EXERCISE OBJECTIVE
Your task is to retype, word for word, the lines from the start of the data through the line holding "color='#9bbb59', label=series_names[1], zorder=3)". Do not include the pictures.
= = =
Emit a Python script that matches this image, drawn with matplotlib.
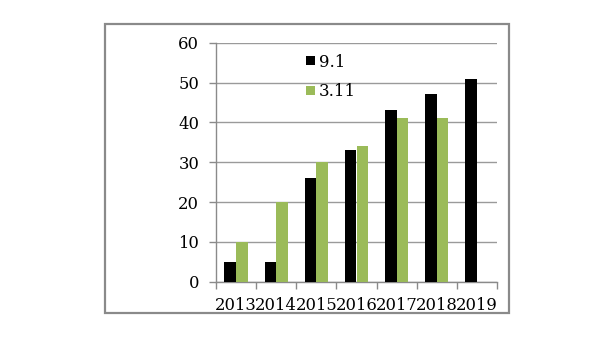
import matplotlib
matplotlib.use("Agg")
import matplotlib.pyplot as plt
import numpy as np
from matplotlib.patches import Rectangle

years = ["2013", "2014", "2015", "2016", "2017", "2018", "2019"]
series_91 = [5, 5, 26, 33, 43, 47, 51]
series_311 = [10, 20, 30, 34, 41, 41, 0]
series_names = ["9.1", "3.11"]
y_ticks = [0, 10, 20, 30, 40, 50, 60]

plt.rcParams['font.family'] = ['DejaVu Serif']

fig = plt.figure(figsize=(6, 3.38), dpi=100)
fig.patch.set_facecolor('white')

# outer frame
fig.patches.append(Rectangle((104.5/600, 1-313/338), (509-104.5)/600, (313-24)/338,
                             transform=fig.transFigure, fill=False,
                             edgecolor='#8a8a8a', linewidth=1.6, zorder=0))

ax = fig.add_axes([216/600, 1-281.7/338, (497-216)/600, (281.7-42.7)/338])
x = np.arange(len(years))
w = 0.29
ax.bar(x - w/2, series_91, width=w, color='#000000', label=series_names[0], zorder=3)
ax.bar(x + w/2, series_311, width=w, color='#9bbb59', label=series_names[1], zorder=3)

fs = 11.8
ax.set_xlim(-0.5, len(years) - 0.5)
ax.set_ylim(0, 60)
ax.set_yticks(y_ticks)
ax.set_yticklabels([str(v) for v in y_ticks], fontsize=fs)
ax.set_xticks(x)
ax.set_xticklabels(years, fontsize=fs)
ax.set_xticks(np.arange(len(years) + 1) - 0.5, minor=True)
ax.tick_params(axis='x', which='major', length=0, pad=11)
ax.tick_params(axis='x', which='minor', length=5, color='#8a8a8a', width=1)
ax.tick_params(axis='y', which='major', length=5, color='#8a8a8a', width=1, pad=7)
ax.grid(axis='y', color='#9a9a9a', linewidth=1, zorder=0)
ax.set_axisbelow(True)
for s in ['top', 'right']:
    ax.spines[s].set_visible(False)
for s in ['left', 'bottom']:
    ax.spines[s].set_color('#8a8a8a')
    ax.spines[s].set_linewidth(1)

leg = ax.legend(loc='upper left', bbox_to_anchor=(0.28, 1.0), frameon=False,
                prop={'size': 12}, handlelength=0.55, handleheight=0.45,
                handletextpad=0.25, labelspacing=0.75, borderaxespad=0.25)

fig.savefig("out.png", dpi=100, facecolor='white')
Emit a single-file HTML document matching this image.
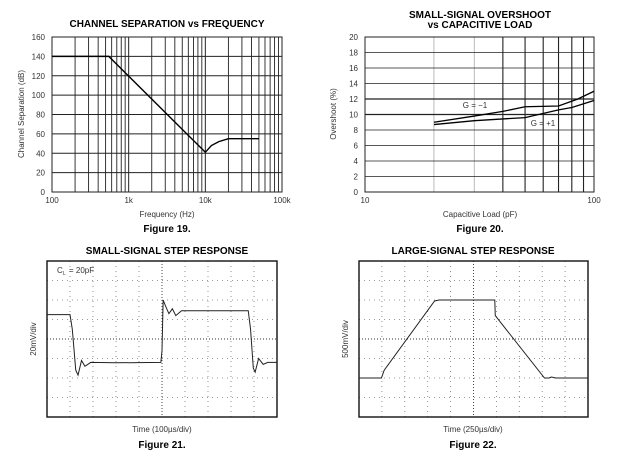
<!DOCTYPE html>
<html><head><meta charset="utf-8"><style>
body{margin:0;background:#fff;}
svg{display:block;font-family:"Liberation Sans",sans-serif;}
.t{font-weight:bold;font-size:10px;}
.s{font-size:8px;fill:#333;}
</style></head><body>
<svg id="svg" width="620" height="457" viewBox="0 0 620 457"></svg>
<script>
// Figure 19 data
const f19Freq = [100, 550, 10000, 12000, 15000, 20000, 50000];
const f19Sep = [140, 140, 41, 48, 52, 55, 55];
const f19YTicks = [0,20,40,60,80,100,120,140,160];
const f19XTicks = ["100","1k","10k","100k"];
// Figure 20 data
const f20Cap = [20, 30, 40, 50, 70, 85, 100];
const f20GNeg = [9.0, 9.8, 10.4, 11.0, 11.1, 12.0, 13.0];
const f20CapPos = [20, 30, 50, 70, 80, 100];
const f20GPos = [8.7, 9.2, 9.6, 10.6, 10.9, 11.8];
const f20YTicks = [0,2,4,6,8,10,12,14,16,18,20];
// Figure 21 data (time div, level div from top)
const f21T = [0, 1.0, 1.1, 1.25, 1.35, 1.5, 1.65, 1.9, 3, 4.95, 5.0, 5.05, 5.15, 5.3, 5.45, 5.6, 5.85, 7, 8.75, 8.85, 8.97, 9.05, 9.2, 9.4, 9.6, 10];
const f21V = [2.75, 2.75, 3.5, 5.6, 5.85, 5.1, 5.4, 5.2, 5.22, 5.2, 4.6, 2.0, 2.3, 2.7, 2.45, 2.8, 2.55, 2.55, 2.55, 3.5, 5.5, 5.7, 5.0, 5.3, 5.2, 5.2];
// Figure 22 data
const f22T = [0, 0.98, 1.1, 3.3, 3.5, 5.93, 5.95, 8.1, 8.3, 8.4, 8.6, 10];
const f22V = [6, 6, 5.6, 2.05, 2.0, 2.0, 2.8, 6.0, 6.0, 5.95, 6.0, 6.0];

const svg = document.getElementById('svg');
const NS = 'http://www.w3.org/2000/svg';
function mk(tag, attrs, txt){const e=document.createElementNS(NS,tag);for(const k in attrs)e.setAttribute(k,attrs[k]);if(txt!==undefined)e.textContent=txt;svg.appendChild(e);return e;}
function line(x1,y1,x2,y2,stroke,w,dash){return mk('line',{x1,y1,x2,y2,stroke,'stroke-width':w,'stroke-dasharray':dash||'none'});}
function text(x,y,s,cls,anchor,rot){const a={x,y,class:cls,'text-anchor':anchor||'middle'};if(rot)a.transform=`rotate(-90 ${x} ${y})`;return mk('text',a,s);}

// ---------- Figure 19 ----------
{
const L=52,R=282,T=37,B=192;
const xs=f=>L+(Math.log10(f)-2)/3*(R-L);
const ys=v=>B-v/160*(B-T);
for(let d=2;d<5;d++)for(let m=1;m<10;m++){const f=m*Math.pow(10,d);if(m>1){const l=line(xs(f),T,xs(f),B,'#222',0.9);}}
f19YTicks.forEach(v=>{const l=line(L,ys(v),R,ys(v),'#222',1);
const t=text(L-7,ys(v)+3,String(v),'s','end');});
f19XTicks.forEach((s,i)=>{const l=line(xs(Math.pow(10,i+2)),T,xs(Math.pow(10,i+2)),B,'#222',1);
const t=text(xs(Math.pow(10,i+2)),203,s,'s');});
const fr=mk('rect',{x:L,y:T,width:R-L,height:B-T,fill:'none',stroke:'#222','stroke-width':1});

const p=mk('polyline',{points:f19Freq.map((f,i)=>xs(f)+','+ys(f19Sep[i])).join(' '),fill:'none',stroke:'#000','stroke-width':1.4});

let t=text(167,27,'CHANNEL SEPARATION vs FREQUENCY','t');
t=text(167,217,'Frequency (Hz)','s');
t=text(24,114,'Channel Separation (dB)','s','middle',true);
t=text(167,232,'Figure 19.','t');
}

// ---------- Figure 20 ----------
{
const L=365,R=594,T=37,B=192;
const xs=c=>L+(Math.log10(c)-1)*(R-L);
const ys=v=>B-v/20*(B-T);
for(let m=2;m<10;m++){const c=m*10;const dark=m>=4;const l=line(xs(c),T,xs(c),B,dark?'#222':'#aaa',dark?1.1:0.8);}
f20YTicks.forEach(v=>{const dark=(v==10||v==12);const l=line(L,ys(v),R,ys(v),'#222',dark?1.3:0.8);
const t=text(L-7,ys(v)+3,String(v),'s','end');});
let t=text(xs(10),203,'10','s');
t=text(xs(100),203,'100','s');
const fr=mk('rect',{x:L,y:T,width:R-L,height:B-T,fill:'none',stroke:'#222','stroke-width':1});

let p=mk('polyline',{points:f20Cap.map((c,i)=>xs(c)+','+ys(f20GNeg[i])).join(' '),fill:'none',stroke:'#000','stroke-width':1.3});

p=mk('polyline',{points:f20CapPos.map((c,i)=>xs(c)+','+ys(f20GPos[i])).join(' '),fill:'none',stroke:'#000','stroke-width':1.3});

t=text(475,108,'G = −1','s');
t=text(543,126,'G = +1','s');
t=text(480,18,'SMALL-SIGNAL OVERSHOOT','t');
t=text(480,28,'vs CAPACITIVE LOAD','t');
t=text(480,217,'Capacitive Load (pF)','s');
t=text(336,114,'Overshoot (%)','s','middle',true);
t=text(480,232,'Figure 20.','t');
}

// ---------- scope helper ----------
function scope(L,R,T,B,tArr,vArr,name){
const dx=(R-L)/10,dy=(B-T)/8;
for(let i=1;i<10;i++){const c=i==5;const l=line(L+i*dx,T,L+i*dx,B,c?'#333':'#777',c?0.9:0.8,c?'1,2':'1,4');}
for(let j=1;j<8;j++){const c=j==4;const l=line(L,T+j*dy,R,T+j*dy,c?'#333':'#777',c?0.9:0.8,c?'1,2':'1,4');}
const fr=mk('rect',{x:L,y:T,width:R-L,height:B-T,fill:'none',stroke:'#111','stroke-width':1.4});

const p=mk('polyline',{points:tArr.map((t,i)=>(L+t*dx)+','+(T+vArr[i]*dy)).join(' '),fill:'none',stroke:'#222','stroke-width':1});

}

// ---------- Figure 21 ----------
{
scope(47,277,261,417,f21T,f21V,'step-waveform');
let t=text(167,254,'SMALL-SIGNAL STEP RESPONSE','t');
t=text(57,273,'C',"s","start");
t=text(63,275,'L','s','start');t.setAttribute('style','font-size:5px');
t=text(69,273,'= 20pF','s','start');
t=text(36,339,'20mV/div','s','middle',true);
t=text(162,432,'Time (100µs/div)','s');
t=text(162,448,'Figure 21.','t');
}

// ---------- Figure 22 ----------
{
scope(359,588,261,417,f22T,f22V,'step-waveform');
let t=text(473,254,'LARGE-SIGNAL STEP RESPONSE','t');
t=text(348,339,'500mV/div','s','middle',true);
t=text(473,432,'Time (250µs/div)','s');
t=text(473,448,'Figure 22.','t');
}
</script>
</body></html>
= = =
FINISHED TASK
Emit a Python script that matches this image, drawn with matplotlib.
import matplotlib
matplotlib.use("Agg")
import matplotlib.pyplot as plt
import numpy as np
from matplotlib.patches import Rectangle

years = ["2013", "2014", "2015", "2016", "2017", "2018", "2019"]
series_91 = [5, 5, 26, 33, 43, 47, 51]
series_311 = [10, 20, 30, 34, 41, 41, 0]
series_names = ["9.1", "3.11"]
y_ticks = [0, 10, 20, 30, 40, 50, 60]

plt.rcParams['font.family'] = ['DejaVu Serif']

fig = plt.figure(figsize=(6, 3.38), dpi=100)
fig.patch.set_facecolor('white')

# outer frame
fig.patches.append(Rectangle((104.5/600, 1-313/338), (509-104.5)/600, (313-24)/338,
                             transform=fig.transFigure, fill=False,
                             edgecolor='#8a8a8a', linewidth=1.6, zorder=0))

ax = fig.add_axes([216/600, 1-281.7/338, (497-216)/600, (281.7-42.7)/338])
x = np.arange(len(years))
w = 0.29
ax.bar(x - w/2, series_91, width=w, color='#000000', label=series_names[0], zorder=3)
ax.bar(x + w/2, series_311, width=w, color='#9bbb59', label=series_names[1], zorder=3)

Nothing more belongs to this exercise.